• Exercise details
Quote the data exactly, first line to the line containing "import plotly.graph_objects as go", with no pictures.
<<<<
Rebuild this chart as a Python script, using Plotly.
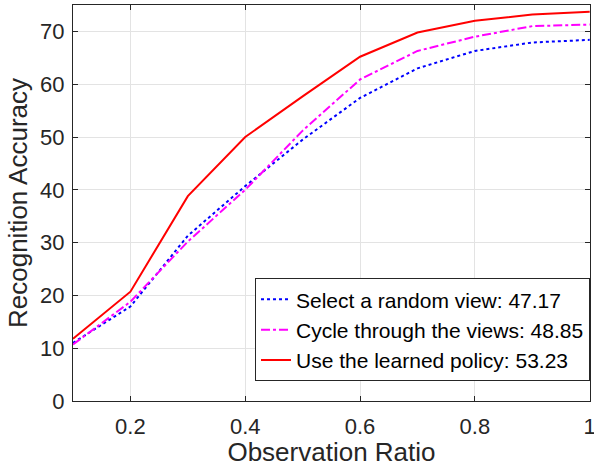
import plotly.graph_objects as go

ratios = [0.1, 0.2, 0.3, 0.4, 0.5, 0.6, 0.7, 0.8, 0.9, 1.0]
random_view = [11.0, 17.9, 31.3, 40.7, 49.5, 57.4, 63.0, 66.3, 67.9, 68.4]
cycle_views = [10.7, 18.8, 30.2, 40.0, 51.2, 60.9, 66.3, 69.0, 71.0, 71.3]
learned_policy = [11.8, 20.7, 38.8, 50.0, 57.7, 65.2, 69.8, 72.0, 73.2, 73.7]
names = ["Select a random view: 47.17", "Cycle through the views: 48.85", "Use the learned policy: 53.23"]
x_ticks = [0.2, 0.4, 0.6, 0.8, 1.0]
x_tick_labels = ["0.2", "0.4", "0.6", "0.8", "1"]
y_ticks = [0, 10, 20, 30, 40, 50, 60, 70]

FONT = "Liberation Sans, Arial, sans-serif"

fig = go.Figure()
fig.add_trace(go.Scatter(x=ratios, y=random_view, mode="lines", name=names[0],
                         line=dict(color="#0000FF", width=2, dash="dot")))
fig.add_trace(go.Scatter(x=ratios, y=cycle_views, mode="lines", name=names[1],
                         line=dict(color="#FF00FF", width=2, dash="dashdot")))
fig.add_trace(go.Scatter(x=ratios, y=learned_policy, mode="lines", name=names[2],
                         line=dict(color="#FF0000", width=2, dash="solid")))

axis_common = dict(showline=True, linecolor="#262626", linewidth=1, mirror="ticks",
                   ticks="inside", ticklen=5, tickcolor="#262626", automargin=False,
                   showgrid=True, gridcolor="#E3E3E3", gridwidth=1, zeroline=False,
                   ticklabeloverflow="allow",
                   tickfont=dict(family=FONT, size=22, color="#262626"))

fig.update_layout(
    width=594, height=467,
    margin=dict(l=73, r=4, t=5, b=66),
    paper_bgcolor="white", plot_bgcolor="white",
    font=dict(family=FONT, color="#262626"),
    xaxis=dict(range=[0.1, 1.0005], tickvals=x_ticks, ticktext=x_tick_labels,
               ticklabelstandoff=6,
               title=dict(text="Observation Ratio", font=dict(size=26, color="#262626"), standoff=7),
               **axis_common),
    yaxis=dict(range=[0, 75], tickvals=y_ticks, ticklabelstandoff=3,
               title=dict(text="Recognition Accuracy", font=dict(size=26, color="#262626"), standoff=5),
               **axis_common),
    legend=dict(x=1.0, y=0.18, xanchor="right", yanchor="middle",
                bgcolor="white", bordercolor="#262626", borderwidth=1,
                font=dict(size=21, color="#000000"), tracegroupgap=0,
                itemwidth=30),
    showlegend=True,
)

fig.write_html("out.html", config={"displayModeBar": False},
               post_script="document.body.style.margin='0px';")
>>>>
• Response below
Rebuild this chart as a Python script, using Plotly.
import plotly.graph_objects as go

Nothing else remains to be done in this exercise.